In transsexual culture, there's a school of thought that believes that all roads lead to the holy grail of GRS, and that after one has the surgery, one has "arrived." Part of the reason that so many post-operative trans women and trans men leave the community is because once they've reached that point, the weighty discussion about GRS is no longer relevant to them. The GRS-heavy emphasis has also tended to exclude non-operative and other trans people, because of the implication -- intended or not -- that they "must not be real" if they choose not to pursue surgical methods.
Yet GRS was only ever supposed to be one step toward self-resolution. It's neither all-completing, nor is it always a final endpoint (and this calls for a discussion of post-traumatic and minority stress), although it does have the ability to bring closure when that body distress exists. By comparison, cissexual (non-trans) women never stop discovering what it means to them to be a woman; cissexual men likewise. One does not "arrive" simply from the flick of a scalpel.

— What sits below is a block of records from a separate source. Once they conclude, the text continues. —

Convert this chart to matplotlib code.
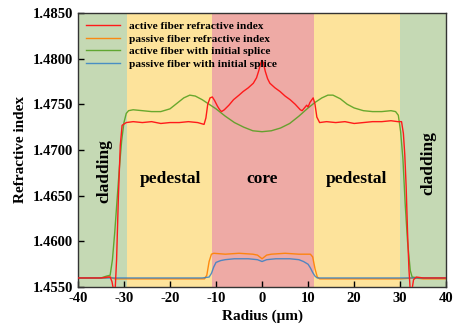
import matplotlib
matplotlib.use('Agg')
import matplotlib.pyplot as plt

plt.rcParams['font.family'] = ['Liberation Serif', 'DejaVu Serif']
plt.rcParams['font.weight'] = 'bold'
plt.rcParams['axes.labelweight'] = 'bold'
plt.rcParams['axes.unicode_minus'] = False

# region boundaries (radius, um)
region_edges = [-40, -29.3, -10.8, 11.2, 30.0, 40]
region_names = ['cladding', 'pedestal', 'core', 'pedestal', 'cladding']
region_colors = ['#c5d9b4', '#fde39b', '#eeaaa5', '#fde39b', '#c5d9b4']

# active fiber refractive index
red_x = [-40, -35, -33.5, -33, -32.6, -32.2, -31.9, -31.6, -31.2, -30.8, -30.4, -29.5,
         -28, -26, -24, -22, -20, -18, -16, -14, -12.6, -12.2, -11.8, -11.3, -10.8,
         -10.3, -9.7, -9.2, -8.8, -8.2, -7.2, -6.2, -5, -4.1, -3, -1.9, -1.2, -0.7,
         -0.3, 0, 0.3, 0.7, 1.2, 1.7, 2.8, 3.9, 5, 6.1, 7.2, 8.3, 8.7, 9.2, 9.7, 10.0,
         10.4, 11.1, 11.5, 11.9, 12.5, 14, 16, 18, 20, 22, 24, 26, 28, 29.5, 30.3,
         30.7, 31.0, 31.3, 31.6, 31.9, 32.2, 32.6, 32.9, 33.5, 35, 40]
red_y = [1.4560, 1.4560, 1.4561, 1.4561, 1.4556, 1.4545, 1.4548, 1.4580, 1.4650, 1.4705,
         1.4727, 1.4730, 1.4731, 1.4730, 1.4731, 1.4729, 1.4730, 1.4730, 1.4731, 1.4730,
         1.4728, 1.4735, 1.4750, 1.4757, 1.4758, 1.4754, 1.4748, 1.4744, 1.4742, 1.4744,
         1.4749, 1.4755, 1.4760, 1.4764, 1.4768, 1.4773, 1.4779, 1.4787, 1.4795, 1.4798,
         1.4795, 1.4786, 1.4778, 1.4773, 1.4768, 1.4764, 1.4759, 1.4755, 1.4750, 1.4744,
         1.4743, 1.4746, 1.4749, 1.4747, 1.4752, 1.4757, 1.4750, 1.4736, 1.4730, 1.4731,
         1.4730, 1.4731, 1.4729, 1.4730, 1.4731, 1.4731, 1.4732, 1.4731, 1.4731, 1.4718,
         1.4695, 1.4660, 1.4610, 1.4570, 1.4545, 1.4548, 1.4558, 1.4561, 1.4560, 1.4560]

# passive fiber refractive index
orange_x = [-40, -34, -33, -32, -30, -25, -20, -15, -12.5, -12, -11.5, -11, -10.5, -8, -5,
            -2, -1, -0.5, 0, 0.5, 1, 2, 5, 8, 10.5, 11, 11.5, 12, 12.5, 15, 20, 25, 30,
            33, 35, 40]
orange_y = [1.4560, 1.4560, 1.4561, 1.4559, 1.4559, 1.4559, 1.4559, 1.4559, 1.4559, 1.4563,
            1.4578, 1.4586, 1.4587, 1.4586, 1.4587, 1.4586, 1.4585, 1.4583, 1.4581, 1.4583,
            1.4585, 1.4586, 1.4587, 1.4586, 1.4586, 1.4583, 1.4570, 1.4561, 1.4559, 1.4559,
            1.4559, 1.4559, 1.4559, 1.4560, 1.4559, 1.4559]

# active fiber with initial splice
green_x = [-40, -35, -33.8, -33, -32.5, -32, -31.5, -31, -30.5, -30, -29.5, -29, -28, -26,
           -24, -22, -20, -18.5, -17, -15.7, -14.5, -13, -11.5, -10, -8, -6, -4, -2, 0,
           2, 4, 6, 8, 10, 11.5, 13, 14.3, 15.4, 17, 18.5, 20, 22, 24, 26, 28, 29, 29.6,
           30.1, 30.6, 31.1, 31.6, 32.2, 32.6, 34, 40]
green_y = [1.4560, 1.4560, 1.4562, 1.4563, 1.4580, 1.4610, 1.4645, 1.4680, 1.4710, 1.4730,
           1.4740, 1.4743, 1.4744, 1.4743, 1.4742, 1.4742, 1.4745, 1.4751, 1.4757, 1.4760,
           1.4759, 1.4755, 1.4750, 1.4745, 1.4737, 1.4730, 1.4725, 1.4721, 1.4720, 1.4721,
           1.4724, 1.4729, 1.4737, 1.4746, 1.4752, 1.4757, 1.4760, 1.4760, 1.4756, 1.4750,
           1.4746, 1.4743, 1.4742, 1.4742, 1.4743, 1.4742, 1.4738, 1.4720, 1.4690, 1.4640,
           1.4600, 1.4568, 1.4561, 1.4560, 1.4560]

# passive fiber with initial splice
blue_x = [-40, -30, -20, -13, -11.5, -11, -10.5, -10, -9, -8, -6, -3, -1, -0.5, 0, 0.5, 1,
          3, 6, 8, 9, 10, 10.5, 11, 11.5, 12, 13, 20, 30, 40]
blue_y = [1.4560, 1.4560, 1.4560, 1.4560, 1.4561, 1.4565, 1.4572, 1.4577, 1.4579, 1.4580,
          1.4581, 1.4581, 1.4580, 1.4579, 1.4578, 1.4579, 1.4580, 1.4581, 1.4581, 1.4580,
          1.4578, 1.4575, 1.4571, 1.4566, 1.4562, 1.4560, 1.4560, 1.4560, 1.4560, 1.4560]

fig = plt.figure(figsize=(4.53, 3.30), dpi=100)
ax = fig.add_axes([0.172, 0.130, 0.813, 0.831])

for i in range(len(region_names)):
    ax.axvspan(region_edges[i], region_edges[i + 1], color=region_colors[i], lw=0, zorder=0)

ax.plot(red_x, red_y, color='#ff1a1a', lw=1.0, label='active fiber refractive index', zorder=3)
ax.plot(orange_x, orange_y, color='#ff8000', lw=1.0, alpha=0.9, label='passive fiber refractive index', zorder=2)
ax.plot(green_x, green_y, color='#4f9e1a', lw=1.0, alpha=0.85, label='active fiber with initial splice', zorder=2)
ax.plot(blue_x, blue_y, color='#2a7cc8', lw=1.0, alpha=0.8, label='passive fiber with initial splice', zorder=2)

# region labels
lab_fs = 12.5
ax.text(-34.3, 1.4677, 'cladding', rotation=90, ha='center', va='center', fontsize=lab_fs, fontweight='bold')
ax.text(-20, 1.4668, 'pedestal', ha='center', va='center', fontsize=lab_fs, fontweight='bold')
ax.text(0, 1.4668, 'core', ha='center', va='center', fontsize=lab_fs, fontweight='bold')
ax.text(20.5, 1.4668, 'pedestal', ha='center', va='center', fontsize=lab_fs, fontweight='bold')
ax.text(36.1, 1.4686, 'cladding', rotation=90, ha='center', va='center', fontsize=lab_fs, fontweight='bold')

ax.set_xlim(-40, 40)
ax.set_ylim(1.4550, 1.4850)
ax.set_xticks([-40, -30, -20, -10, 0, 10, 20, 30, 40])
ax.set_yticks([1.4550, 1.4600, 1.4650, 1.4700, 1.4750, 1.4800, 1.4850])
ax.set_yticklabels(['%.4f' % v for v in ax.get_yticks()])
ax.tick_params(direction='in', length=4, width=1, labelsize=10.5, top=False, right=False)
for s in ax.spines.values():
    s.set_linewidth(1.0)
    s.set_color('#333333')

ax.set_xlabel('Radius (μm)', fontsize=11, fontweight='bold', labelpad=3)
ax.set_ylabel('Refractive index', fontsize=11, fontweight='bold', labelpad=4)

leg = ax.legend(loc='upper left', frameon=False, fontsize=8.2, handlelength=3.0,
                labelspacing=0.25, borderaxespad=0.3, handletextpad=0.8)
for t in leg.get_texts():
    t.set_fontweight('bold')

fig.savefig('out.png', dpi=100)
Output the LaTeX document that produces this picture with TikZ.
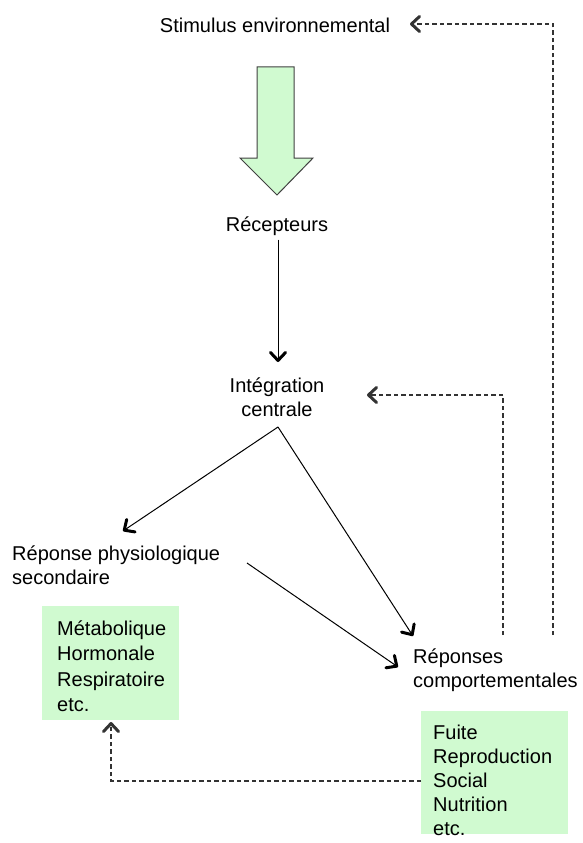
\documentclass[tikz,border=0pt]{standalone}
\usepackage{fontspec}
\setmainfont{Liberation Sans}
\usetikzlibrary{arrows.meta}
\definecolor{palegreen}{RGB}{208,250,208}
\definecolor{edgegray}{RGB}{64,64,64}
\definecolor{dashgray}{RGB}{51,51,51}
\begin{document}
\begin{tikzpicture}[x=1pt,y=-1pt,
  txt/.style={font=\fontsize{20}{24}\selectfont, inner sep=0pt},
  greenbox/.style={fill=palegreen, inner sep=0pt, anchor=north west},
  listtxt/.style={align=left, inner sep=0pt, anchor=base west},
  chevron/.style={-{Straight Barb[length=8pt,width=15pt,line width=3pt,round]}},
  flow/.style={chevron, line width=1pt, black},
  feedback/.style={chevron, line width=1.1pt, dashgray, dash pattern=on 4.5pt off 3pt}
]
\useasboundingbox (0,0) rectangle (582,843);

% labels
\node[txt] (stim) at (275,25) {Stimulus environnemental};
\node[txt] (recep) at (277,226) {Récepteurs};
\node[txt, align=center] (integ) at (277,397) {Intégration\\centrale};
\node[txt, align=left, anchor=west] (physio) at (12,565) {Réponse physiologique\\secondaire};
\node[txt, align=left, anchor=west] (comport) at (413,670) {Réponses\\comportementales};

% green lists
\node[greenbox, minimum width=137pt, minimum height=114pt] (physbox) at (42,606) {};
\node[listtxt, text width=115pt, font=\fontsize{20}{25.6}\selectfont]
  (physlist) at (57,635) {Métabolique\\Hormonale\\Respiratoire\\etc.};
\node[greenbox, minimum width=147pt, minimum height=123pt] (compbox) at (421,711) {};
\node[listtxt, text width=130pt, font=\fontsize{20}{24.2}\selectfont]
  (complist) at (433,739) {Fuite\\Reproduction\\Social\\Nutrition\\etc.};

% block arrow from the stimulus to the receptors
\draw[edgegray, fill=palegreen, line width=1pt]
  (257,67) -- (294,67) -- (294,158) -- (313,158) -- (277,195)
  -- (240,158) -- (257,158) -- cycle;

% anchor points of the connectors
\coordinate (integout) at (278,427);
\coordinate (physin) at (123,531);
\coordinate (compin) at (413,636);
\coordinate (physout) at (247,563);
\coordinate (compin2) at (398,667);
\coordinate (recepin) at (278,362);
\coordinate (stimin) at (410,24);
\coordinate (integin) at (367,395);
\coordinate (fb1) at (553,635);
\coordinate (fb2) at (503,635);
\coordinate (physlistin) at (111,722);

% solid flow
\draw[flow] (recep.south -| recepin) ++(0,4) -- (recepin);
\draw[flow] (integout) -- (physin);
\draw[flow] (integout) -- (compin);
\draw[flow] (physout) -- (compin2);

% feedback loops
\draw[feedback] (fb1) |- (stimin);
\draw[feedback] (fb2) |- (integin);
\draw[feedback] (compbox.west |- 0,781) -| (physlistin);
\end{tikzpicture}
\end{document}
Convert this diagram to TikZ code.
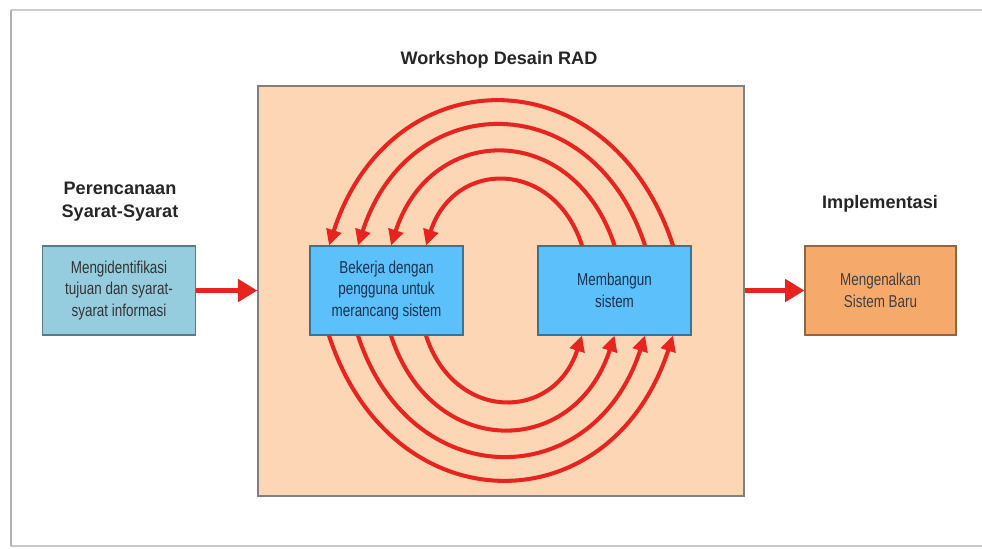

The basic reality of the trans condition is that our bodies do not define us. If we allowed that to happen, we'd have never been able to start a transition -- we would still be living in the misery and shame of having to live up to everyone else's expectations.
The trouble with a heavy (or exclusive) focus on GRS as the "endpoint" of our transition is that we can become so intent on becoming "wholly" female or "wholly" male that we abandon, hide, or feel ashamed of characteristics and histories which make us truly unique, perhaps embracing stereotypes instead. It's important that surgery does not become a case of simply trading one mask for another.
The overarching focus on surgery also does people an injustice, as it means that we fail to talk about bodies, hygiene issues, sex, the downsides of post-operative care, and those things that we fear might cause a person to have doubts about or stray from the One True Path™ of GRS.
And sometimes -- oh, not for everyone, but sometimes -- non-operative-by-choice trans people arrive at a point of personal resolution from transition alone, and find that they can take pride in how unique they've become. That perspective is hard-won. It's a shame to bury it. Once in awhile, it's important to embrace one's uniqueness, and take pride in it.
Anyone who fails to understand this needs to take themselves out of the comfort zone of their own experiences for a moment, and remember that one size rarely fits all. Because the non-operative word is not "sorry."
In the end, we are who we need to be. Nothing else matters.
(As I was wrapping this up to post, Helen at en|Gender pointed to Non-Op. For those who want to know more, it looks like an interesting resource.)